Thanks to LaFrock for the wonderful dresses, Ben Brown, Paul of The Tomato Stall, Phillips Fine Foods (I heard they were cursing me for making them prep 450 mackerel for stargazy, thanks guys) and all the other suppliers who helped me pull this off.


  1. Looks like a fabulous event!

  2. That is utterly amazing. I am left in shock and awe and admiration (and you know me that NEVER happens)at everything that you achieved there.
    Well done doesn't even begin to remotely cover it.

  3. Gobsmacked!! An amazing feat of project management. I hope they paid you loads!

    Well Done!

  4. Your energy, your stamina, your bravery... my goodness !

    Love Poppy..

  5. WOW! Crazy, amazing, exhausting. Well done and wish I'd been there

  6. wow...such a great post!looks like u had great time!!!!xx

  7. It looks really fabulous! But sooo very hard and exhausting...and a logistical nightmare. I don't know how you do it and hats off to you, but I suspect loads of people are glad you do, they had so much fun!

  8. Having had the pleasure of eating at the Underground Restaurant at Bestival, I thought the food and entertainment were spot on. What a treat. I guest-blogged about the meal for Isle of Wight eating out guide

    Fascinating to read Kerstin's vivid account of what it was like behind the scenes. Beautiful pics, too. Already looking forward to next year!

  9. Wow! All looks AMAZING! And the sheer amount of work that went into it: overwhelming. You rocks, and I so wish I could have been there.

  10. Looked like it was fantastically frantic, hard work and good fun. Helena xx

  11. Brilliant account of your underground festival escapades!

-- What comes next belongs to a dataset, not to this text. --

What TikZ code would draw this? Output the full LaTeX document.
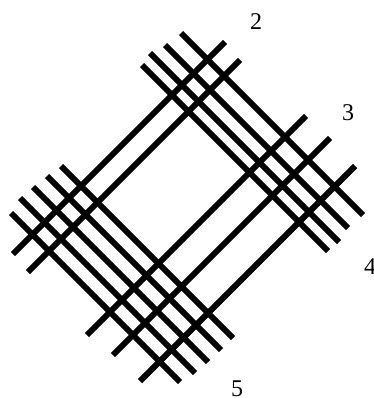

Would love to have been there :-) Could you come to Electric Picnic next year?

  12. Emmy, it would have to be bought as a project by them... it's not cheap to put on something like this.

  13. It looks absolutely amazing! What a time you must have had! xxx

  14. Dined with you on the Thursday night, after trekking round the fields trying to find you!
    It was a wonderful experience which I thoroughly enjoyed. Food and presentation were fantastic, waitresses were all gorgeous and the people on my bench were great fun. I would definitely recommend it to anyone, and I'll be coming again!
    Thank you - you did an amazing job!